The South Korean government is preparing for the possibility that it may be included among the recipients of Trump’s letters. In response, the Office of the President dispatched Yeo Han-koo, head of trade negotiations at the Ministry of Trade, Industry and Energy, to Washington on the evening of July 4. The aim is to launch negotiations to eliminate reciprocal tariffs. However, with an early deal appearing unlikely, Seoul is also hoping for an extension of the waiver period.
Speaking to reporters on his way back to the White House from Iowa, Trump said, “The tariffs in the letter will probably range from 60 or 70 percent to 10 or 20 percent.” He added that the letters would all be sent out by July 9, and that the money from tariffs “will start coming into the U.S. on August 1.”
U.S. Treasury Secretary Scott Bessent also warned during an interview with CNBC that some countries are holding off until the last minute in hopes of securing better terms. “They need to be careful,” he said. “Their tariff rates could revert to those announced on April 2.” The Trump administration had previously set a 25 percent reciprocal tariff rate for South Korea.
South Korea’s Ministry of Trade reported to the National Assembly that the U.S. is demanding expanded market access for American agricultural goods, services, and automobiles, removal of digital regulations affecting U.S. firms, stronger enforcement against indirect exports targeting China, and greater investment by Korean companies in the U.S., including purchases of U.S.-produced energy.
Seoul has reportedly made it clear that it will not include the service sector in negotiations.
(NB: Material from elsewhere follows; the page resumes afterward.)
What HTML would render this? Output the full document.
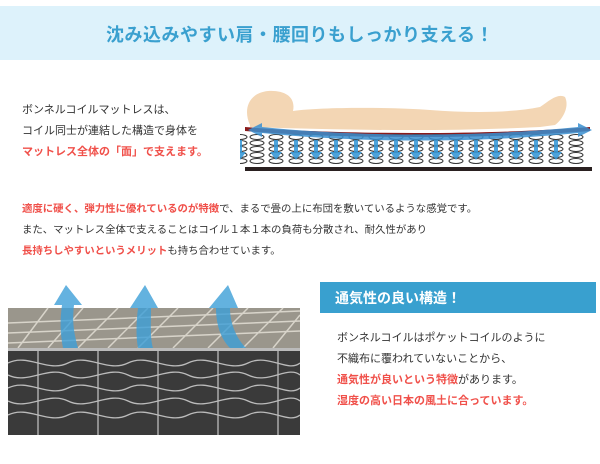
<!DOCTYPE html>
<html><head><meta charset="utf-8"><style>
body{margin:0;width:600px;height:464px;background:#fff;position:relative;overflow:hidden;font-family:"Liberation Sans","Noto Sans CJK JP",sans-serif;color:#333}
.a{position:absolute;white-space:nowrap}
.t{font-size:11px;line-height:14px}
.m{font-size:10.4px;line-height:14px}
.r{color:#f0504a;font-weight:bold}
</style></head><body>
<div class="a" style="left:0;top:6px;width:600px;height:54px;background:#ddf2fb"></div>
<div class="a" style="left:0;top:21px;width:600px;text-align:center;font-size:18px;font-weight:bold;color:#3aa0cf;letter-spacing:0.5px">沈み込みやすい肩・腰回りもしっかり支える！</div>

<div class="a t" style="left:22px;top:103px">ボンネルコイルマットレスは、</div>
<div class="a t" style="left:22px;top:124px">コイル同士が連結した構造で身体を</div>
<div class="a t r" style="left:22px;top:145px">マットレス全体の「面」で支えます。</div>

<svg class="a" style="left:240px;top:85px" width="360" height="90">
<path d="M10,40 C3,25 8,8 28,6 C45,5 56,12 53,26 C80,22 150,22 190,25 C230,28 270,28 300,22 C310,15 318,8 325,12 C330,22 322,35 315,40 L300,42 C200,47 100,45 10,42Z" fill="#f3d6b4"/>
<path d="M5,42 C100,50 250,50 350,42 L350,46 C250,54 100,54 5,46Z" fill="#8a1a1a"/>
<g fill="none" stroke="#333" stroke-width="1">
<g id="c"><ellipse cx="0" cy="52" rx="7" ry="2.5"/><ellipse cx="0" cy="58" rx="7" ry="2.5"/><ellipse cx="0" cy="64" rx="7" ry="2.5"/><ellipse cx="0" cy="70" rx="7" ry="2.5"/><ellipse cx="0" cy="76" rx="7" ry="2.5"/></g>
</g>
<g fill="none" stroke="#333" stroke-width="1">
<use href="#c" x="17"/><use href="#c" x="36"/><use href="#c" x="56"/><use href="#c" x="76"/><use href="#c" x="96"/><use href="#c" x="116"/><use href="#c" x="136"/><use href="#c" x="156"/><use href="#c" x="176"/><use href="#c" x="196"/><use href="#c" x="216"/><use href="#c" x="236"/><use href="#c" x="256"/><use href="#c" x="276"/><use href="#c" x="296"/><use href="#c" x="316"/><use href="#c" x="336"/>
</g>
<rect x="5" y="82" width="347" height="4" fill="#2a2020"/>
<path d="M8,45 L22,38 L22,42 C120,52 240,52 338,42 L338,38 L352,45 L338,52 L338,48 C240,58 120,58 22,48 L22,52Z" fill="#3a8fd0" opacity="0.85"/>
<g fill="#3a9ad8" opacity="0.9">
<path id="d" d="M-2,55 h4 v12 h4 l-6,8 l-6,-8 h4z"/>
</g>
<g fill="#3a9ad8" opacity="0.9"><use href="#d" x="36"/><use href="#d" x="56"/><use href="#d" x="76"/><use href="#d" x="96"/><use href="#d" x="116"/><use href="#d" x="136"/><use href="#d" x="156"/><use href="#d" x="176"/><use href="#d" x="196"/><use href="#d" x="216"/><use href="#d" x="236"/><use href="#d" x="256"/><use href="#d" x="276"/><use href="#d" x="296"/><use href="#d" x="316"/></g>
</svg>

<div class="a m" style="left:22px;top:203px"><span class="r">適度に硬く、弾力性に優れているのが特徴</span>で、まるで畳の上に布団を敷いているような感覚です。</div>
<div class="a m" style="left:22px;top:224px">また、マットレス全体で支えることはコイル１本１本の負荷も分散され、耐久性があり</div>
<div class="a m" style="left:22px;top:245px"><span class="r">長持ちしやすいというメリット</span>も持ち合わせています。</div>

<svg class="a" style="left:8px;top:283px" width="292" height="152">
<rect x="0" y="25" width="292" height="127" fill="#3a3a3a"/>
<rect x="0" y="25" width="292" height="40" fill="#9a968c"/>
<g stroke="#e8e4da" stroke-width="1.5" fill="none" opacity="0.8">
<path d="M0,40 L292,28"/><path d="M0,50 L292,38"/><path d="M0,60 L292,48"/>
<path d="M10,65 L40,25"/><path d="M40,65 L75,25"/><path d="M70,65 L110,25"/><path d="M100,65 L140,25"/><path d="M130,65 L170,25"/><path d="M165,65 L205,25"/><path d="M200,65 L240,25"/><path d="M235,65 L275,25"/><path d="M265,65 L292,32"/>
</g>
<rect x="0" y="65" width="292" height="3" fill="#bbb"/>
<g stroke="#bbb" stroke-width="1.3" fill="none">
<path d="M0,80 C20,70 40,90 60,80 C80,70 100,90 120,80 C140,70 160,90 180,80 C200,70 220,90 240,80 C260,70 280,90 292,80"/>
<path d="M0,92 C20,102 40,82 60,92 C80,102 100,82 120,92 C140,102 160,82 180,92 C200,102 220,82 240,92 C260,102 280,82 292,92"/>
<path d="M0,105 C20,95 40,115 60,105 C80,95 100,115 120,105 C140,95 160,115 180,105 C200,95 220,115 240,105 C260,95 280,115 292,105"/>
<path d="M0,118 C20,128 40,108 60,118 C80,128 100,108 120,118 C140,128 160,108 180,118 C200,128 220,108 240,118 C260,128 280,108 292,118"/>
<path d="M0,132 C20,122 40,142 60,132 C80,122 100,142 120,132 C140,122 160,142 180,132 C200,122 220,142 240,132 C260,122 280,142 292,132"/>
<path d="M30,68 V152 M90,68 V152 M150,68 V152 M210,68 V152 M270,68 V152"/>
</g>
<g fill="#3d9fd8" opacity="0.8">
<path d="M58,2 L74,22 L66,22 C64,40 66,50 70,65 L55,65 C52,50 52,35 54,22 L46,22Z"/>
<path d="M137,2 L150,25 L143,25 C143,40 142,55 145,65 L130,65 C128,55 128,40 130,25 L122,25Z"/>
<path d="M220,2 L230,25 L222,25 C222,40 228,55 238,65 L222,65 C212,55 208,40 208,25 L201,25Z"/>
</g>
</svg>

<div class="a" style="left:320px;top:282px;width:276px;height:31px;background:#39a0cf"></div>
<div class="a" style="left:335px;top:288px;font-size:14px;font-weight:bold;color:#fff">通気性の良い構造！</div>
<div class="a t" style="left:337px;top:331px">ボンネルコイルはポケットコイルのように</div>
<div class="a t" style="left:337px;top:352px">不織布に覆われていないことから、</div>
<div class="a t" style="left:337px;top:373px"><span class="r">通気性が良いという特徴</span>があります。</div>
<div class="a t r" style="left:337px;top:394px">湿度の高い日本の風土に合っています。</div>
</body></html>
Instead, it plans to protect its sensitive agricultural sector while proposing reduced trade barriers and increased imports of U.S. liquefied natural gas (LNG). A senior government official said, “We are aiming to reduce tariffs or extend the waiver period, but the situation remains highly uncertain,” adding, “We will not rush into a deal at the expense of substantive gains.”
Yeo Han-koo is scheduled to meet with Jamieson Greer of the U.S. Trade Representative (USTR) on July 5 and 6 for trade negotiations.